Key Points for Exam Preparation:

• Memorize Formulas: Be thorough with all the formulas for circumference, area, arc length, sector area, and segment area.
• Understand Concepts: Don't just memorize; understand the difference between sector and segment, minor and major arcs/sectors/segments.
• Visualize: Draw diagrams whenever possible to visualize the problem and the region whose area needs to be calculated.
• Units: Always mention the correct units (cm, m for length; cm², m² for area). Ensure consistency throughout the calculation.
• Accuracy: Be careful with calculations, especially involving π and square roots.
• Practice: Solve a variety of problems from the NCERT textbook and Exemplar, focusing on combination figures.

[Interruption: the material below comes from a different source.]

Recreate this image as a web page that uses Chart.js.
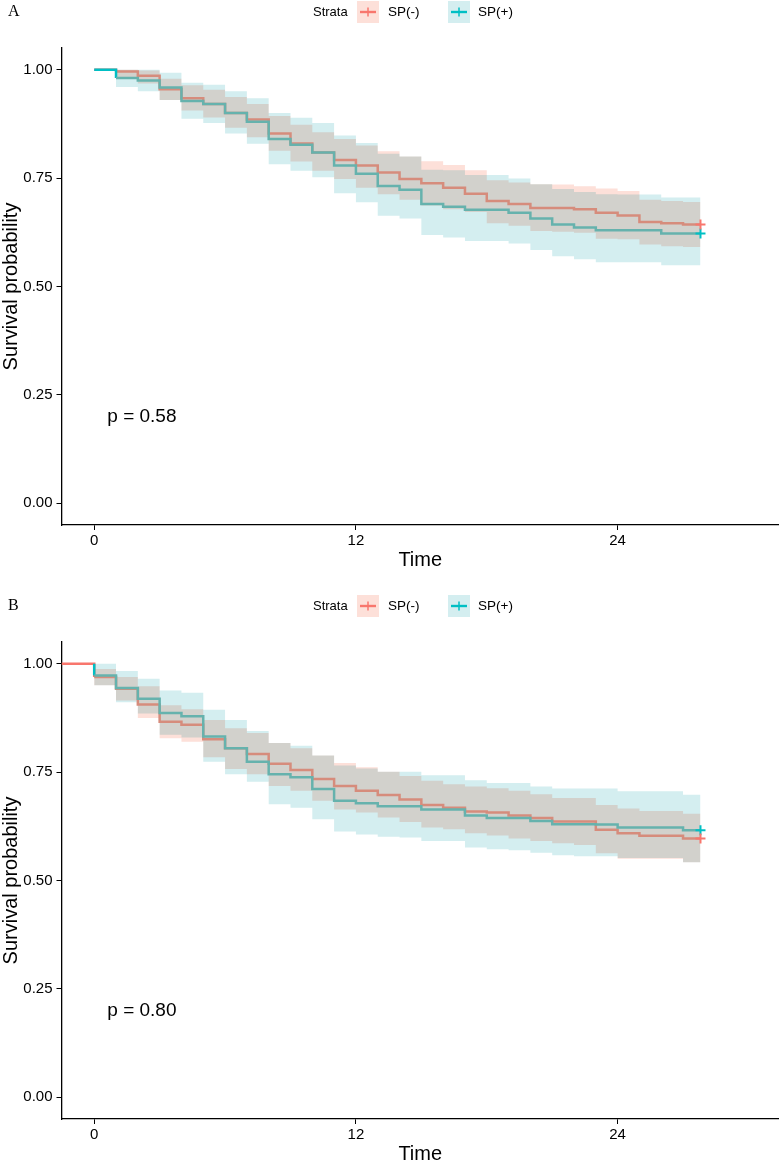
<!DOCTYPE html>
<html><head><meta charset="utf-8">
<script src="https://cdn.jsdelivr.net/npm/chart.js@4"></script>
<style>
html,body{margin:0;padding:0;background:#fff;}
#wrap{position:relative;width:779px;height:1160px;overflow:hidden;background:#fff;}
canvas.panel{position:absolute;left:0;width:779px;height:580px;}
.lab{position:absolute;left:8px;font-family:"Liberation Serif","Times New Roman",serif;font-size:16px;line-height:16px;color:#000;z-index:2;}
</style></head><body>
<div id="wrap">
  <div class="lab" id="labA" style="top:3px"></div>
  <canvas id="cA" class="panel" width="779" height="580" style="top:0px"></canvas>
  <div class="lab" id="labB" style="top:597px"></div>
  <canvas id="cB" class="panel" width="779" height="580" style="top:594px"></canvas>
</div>
<script>
// ---------- data ----------
const panelLabels = ['A', 'B'];
const legendTitle = 'Strata';
const strataLabels = ['SP(-)', 'SP(+)'];
const pValueTexts = ['p = 0.58', 'p = 0.80'];
const xTitle = 'Time';
const yTitle = 'Survival probability';
const xTicks = [0, 12, 24];
const yTicks = [0, 0.25, 0.5, 0.75, 1];

// Panel A
const timesA = [0,1,2,3,4,5,6,7,8,9,10,11,12,13,14,15,16,17,18,19,20,21,22,23,24,25,26,27,27.8];
const survA_neg = [1.000,0.996,0.986,0.955,0.934,0.921,0.900,0.885,0.853,0.830,0.809,0.792,0.779,0.763,0.748,0.738,0.728,0.714,0.697,0.690,0.681,0.681,0.678,0.670,0.664,0.649,0.646,0.643,0.643];
const upperA_neg = [1.000,1.000,0.998,0.979,0.964,0.954,0.937,0.921,0.893,0.873,0.856,0.840,0.825,0.812,0.800,0.789,0.780,0.768,0.745,0.740,0.736,0.735,0.731,0.726,0.720,0.700,0.697,0.695,0.695];
const lowerA_neg = [1.000,0.979,0.968,0.930,0.906,0.890,0.866,0.844,0.813,0.788,0.767,0.748,0.728,0.713,0.700,0.687,0.678,0.672,0.646,0.640,0.628,0.626,0.624,0.610,0.609,0.597,0.593,0.591,0.591];
const survA_pos = [1.000,0.981,0.975,0.959,0.928,0.921,0.900,0.880,0.840,0.827,0.809,0.779,0.760,0.732,0.723,0.690,0.684,0.677,0.677,0.670,0.657,0.643,0.636,0.630,0.630,0.630,0.622,0.622,0.622];
const upperA_pos = [1.000,1.000,1.000,0.993,0.970,0.965,0.950,0.934,0.900,0.889,0.877,0.848,0.831,0.806,0.800,0.769,0.768,0.757,0.757,0.749,0.736,0.725,0.718,0.713,0.712,0.712,0.705,0.705,0.705];
const lowerA_pos = [1.000,0.960,0.950,0.930,0.887,0.877,0.853,0.829,0.782,0.767,0.752,0.715,0.694,0.663,0.657,0.619,0.613,0.605,0.605,0.599,0.584,0.570,0.563,0.556,0.556,0.556,0.549,0.549,0.549];

// Panel B
const timesB_neg = [-1.5,0,1,2,3,4,5,6,7,8,9,10,11,12,13,14,15,16,17,18,19,20,21,22,23,24,25,26,27,27.8];
const survB_neg = [1.000,0.969,0.942,0.906,0.866,0.859,0.826,0.805,0.792,0.769,0.755,0.734,0.718,0.707,0.697,0.687,0.674,0.668,0.659,0.657,0.650,0.644,0.636,0.636,0.617,0.609,0.603,0.603,0.597,0.597];
const upperB_neg = [1.000,0.988,0.969,0.948,0.904,0.895,0.870,0.851,0.840,0.817,0.805,0.788,0.771,0.761,0.751,0.741,0.730,0.722,0.717,0.713,0.707,0.699,0.690,0.690,0.674,0.666,0.660,0.660,0.654,0.654];
const lowerB_neg = [1.000,0.950,0.915,0.875,0.828,0.820,0.784,0.757,0.745,0.718,0.707,0.684,0.664,0.657,0.645,0.635,0.622,0.618,0.609,0.604,0.597,0.591,0.586,0.582,0.563,0.550,0.550,0.550,0.542,0.542];
const timesB_pos = [0,0,1,2,3,4,5,6,7,8,9,10,11,12,13,14,15,16,17,18,19,20,21,22,23,24,25,26,27,27.8];
const survB_pos = [1.000,0.973,0.944,0.919,0.886,0.879,0.832,0.805,0.774,0.745,0.738,0.711,0.684,0.678,0.671,0.671,0.664,0.664,0.650,0.644,0.644,0.637,0.630,0.630,0.629,0.622,0.622,0.622,0.616,0.616];
const upperB_pos = [1.000,1.000,0.983,0.965,0.938,0.933,0.894,0.870,0.845,0.817,0.811,0.788,0.765,0.758,0.751,0.751,0.743,0.743,0.731,0.725,0.725,0.717,0.712,0.712,0.712,0.706,0.706,0.706,0.698,0.698];
const lowerB_pos = [1.000,0.950,0.911,0.885,0.836,0.830,0.774,0.745,0.728,0.676,0.668,0.641,0.613,0.606,0.601,0.599,0.591,0.591,0.576,0.572,0.570,0.564,0.558,0.556,0.556,0.552,0.552,0.552,0.542,0.542];

// ---------- styles ----------
const FONT = '"Liberation Sans", Arial, Helvetica, sans-serif';
const brightCol = ['#F8766D', '#00BFC4'];
const lineCol = ['#D68C7C', '#66B2AD'];
const bandCol = ['#FDE0D9', '#D4EEF0'];

Chart.defaults.font.family = FONT;

document.getElementById('labA').textContent = panelLabels[0];
document.getElementById('labB').textContent = panelLabels[1];

function pts(t, v) { return t.map((x, i) => ({x: x, y: v[i]})); }

const decoPlugin = {
  id: 'deco',
  beforeDraw(chart) { chart.ctx.globalCompositeOperation = 'multiply'; },
  beforeDatasetDraw(chart) { chart.ctx.globalCompositeOperation = 'source-over'; },
  afterDraw(chart) {
    const ctx = chart.ctx;
    const o = chart.options.plugins.deco;
    ctx.save();
    ctx.globalCompositeOperation = 'source-over';
    ctx.fillStyle = '#000';
    ctx.textBaseline = 'middle';
    ctx.textAlign = 'left';
    ctx.font = '13px ' + FONT;
    ctx.fillText(legendTitle, 313, 12);
    const keys = [{x: 357, tx: 388}, {x: 448, tx: 478}];
    keys.forEach((k, i) => {
      ctx.fillStyle = bandCol[i];
      ctx.fillRect(k.x, 1, 22, 22);
      ctx.strokeStyle = brightCol[i];
      ctx.lineWidth = 2.4;
      ctx.beginPath(); ctx.moveTo(k.x + 3, 12); ctx.lineTo(k.x + 19, 12); ctx.stroke();
      ctx.lineWidth = 1.5;
      ctx.beginPath(); ctx.moveTo(k.x + 11, 7.5); ctx.lineTo(k.x + 11, 16.5); ctx.stroke();
      ctx.fillStyle = '#000';
      ctx.font = '13.5px ' + FONT;
      ctx.fillText(strataLabels[i], k.tx, 12);
    });
    ctx.font = '19px ' + FONT;
    ctx.fillStyle = '#000';
    const px = chart.scales.x.getPixelForValue(o.px);
    const py = chart.scales.y.getPixelForValue(o.py);
    ctx.fillText(o.text, px, py);
    ctx.restore();
  }
};

function makeChart(id, groups, pText) {
  const datasets = [];
  groups.forEach((g, i) => {
    datasets.push({data: pts(g.t, g.up), stepped: true, borderColor: 'rgba(0,0,0,0)', borderWidth: 0, pointRadius: 0, fill: false, order: 3});
    datasets.push({data: pts(g.t, g.lo), stepped: true, borderColor: 'rgba(0,0,0,0)', borderWidth: 0, pointRadius: 0, fill: '-1', backgroundColor: bandCol[i], order: 3});
  });
  groups.forEach((g, i) => {
    datasets.push({data: pts(g.t, g.s), stepped: true, borderColor: lineCol[i], borderWidth: 2.5, pointRadius: 0, fill: false, order: 2 - i,
      segment: {borderColor: c => (c.p0.parsed.y >= 0.9999 ? brightCol[i] : undefined)}});
  });
  groups.forEach((g, i) => {
    const n = g.t.length - 1;
    datasets.push({data: [{x: g.t[n], y: g.s[n]}], showLine: false, pointStyle: 'cross', pointRadius: 5, pointBorderWidth: 2,
      borderColor: brightCol[i], backgroundColor: brightCol[i], order: -1, clip: false});
  });

  const tickFont = {family: FONT, size: 15};
  return new Chart(document.getElementById(id), {
    type: 'line',
    data: {datasets: datasets},
    plugins: [decoPlugin],
    options: {
      responsive: false,
      animation: false,
      devicePixelRatio: 1,
      layout: {padding: {top: 48, left: 0, right: 0, bottom: 0}, autoPadding: false},
      plugins: {
        legend: {display: false},
        tooltip: {enabled: false},
        filler: {drawTime: 'beforeDatasetsDraw', propagate: false},
        deco: {text: pText, px: 0.6, py: 0.2}
      },
      scales: {
        x: {
          type: 'linear', min: -1.5, max: 31.4,
          afterBuildTicks: s => { s.ticks = xTicks.map(v => ({value: v})); },
          afterFit: s => { s.height = 55; },
          ticks: {font: tickFont, color: '#000', padding: 2, maxRotation: 0, autoSkip: false, callback: v => String(v)},
          grid: {display: true, drawOnChartArea: false, drawTicks: true, tickLength: 5, color: '#000', lineWidth: 1},
          border: {display: true, color: '#000', width: 1.3},
          title: {display: true, text: xTitle, color: '#000', font: {family: FONT, size: 20, lineHeight: 1.2}, padding: {top: 0, bottom: 8}}
        },
        y: {
          type: 'linear', min: -0.05, max: 1.05,
          afterBuildTicks: s => { s.ticks = yTicks.map(v => ({value: v})); },
          afterFit: s => { s.width = 61.5; },
          ticks: {font: tickFont, color: '#000', padding: 4, callback: v => Number(v).toFixed(2)},
          grid: {display: true, drawOnChartArea: false, drawTicks: true, tickLength: 5, color: '#000', lineWidth: 1},
          border: {display: true, color: '#000', width: 1.3},
          title: {display: true, text: yTitle, color: '#000', font: {family: FONT, size: 20, lineHeight: 1.1}, padding: {top: 0, bottom: 0}}
        }
      }
    }
  });
}

makeChart('cA', [
  {t: timesA, s: survA_neg, up: upperA_neg, lo: lowerA_neg},
  {t: timesA, s: survA_pos, up: upperA_pos, lo: lowerA_pos}
], pValueTexts[0]);

makeChart('cB', [
  {t: timesB_neg, s: survB_neg, up: upperB_neg, lo: lowerB_neg},
  {t: timesB_pos, s: survB_pos, up: upperB_pos, lo: lowerB_pos}
], pValueTexts[1]);
</script>
</body></html>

Multiple Choice Questions (MCQs)

Here are 10 MCQs based on Chapter 11 concepts for your practice:

1. If the area of a circle is 154 cm², then its circumference is:
   (a) 11 cm
   (b) 22 cm
   (c) 44 cm
   (d) 55 cm

2. The area of a sector of a circle with radius 6 cm if the angle of the sector is 60° is: (Use π = 22/7)
   (a) 132/7 cm²
   (b) 142/7 cm²
   (c) 152/7 cm²
   (d) 162/7 cm²

3. The length of the arc of a sector of angle θ (in degrees) of a circle with radius R is:
   (a) (θ / 180°) × πR
   (b) (θ / 360°) × 2πR
   (c) (θ / 180°) × 2πR
   (d) (θ / 360°) × πR²

4. The area of a quadrant of a circle whose circumference is 22 cm is: (Use π = 22/7)
   (a) 77/8 cm²
   (b) 77/4 cm²
   (c) 77/2 cm²
   (d) 77 cm²

5. A chord of a circle of radius 10 cm subtends a right angle at the centre. The area of the minor segment (approx.) is: (Use π = 3.14)
   (a) 28.5 cm²
   (b) 30.5 cm²
   (c) 32.5 cm²
   (d) 34.5 cm²

6. The area of the largest triangle that can be inscribed in a semi-circle of radius r units is:
   (a) r² sq. units
   (b) (1/2)r² sq. units
   (c) 2r² sq. units
   (d) √2 r² sq. units

7. If the perimeter of a circle is equal to that of a square, then the ratio of their areas is: (Use π = 22/7)
   (a) 22:7
   (b) 14:11
   (c) 7:22
   (d) 11:14

8. The area of the ring between two concentric circles whose circumferences are 88 cm and 132 cm is: (Use π = 22/7)
   (a) 770 cm²
   (b) 660 cm²
   (c) 550 cm²
   (d) 440 cm²

9. The area of a sector is 1/12th the area of the circle. Find the angle of the sector.
   (a) 30°
   (b) 45°
   (c) 60°
   (d) 90°

10. In a circle of radius 21 cm, an arc subtends an angle of 60° at the centre. The length of the arc is: (Use π = 22/7)
    (a) 11 cm
    (b) 22 cm
    (c) 33 cm
    (d) 44 cm

Answers to MCQs:

1. (c) 44 cm
2. (a) 132/7 cm²
3. (b) (θ / 360°) × 2πR
4. (a) 77/8 cm²
5. (a) 28.5 cm²
6. (a) r² sq. units
7. (b) 14:11
8. (a) 770 cm²
9. (a) 30°
10. (b) 22 cm

Study these notes thoroughly and practice the problems. Understanding the application of formulas in different scenarios is key. Good luck with your preparation!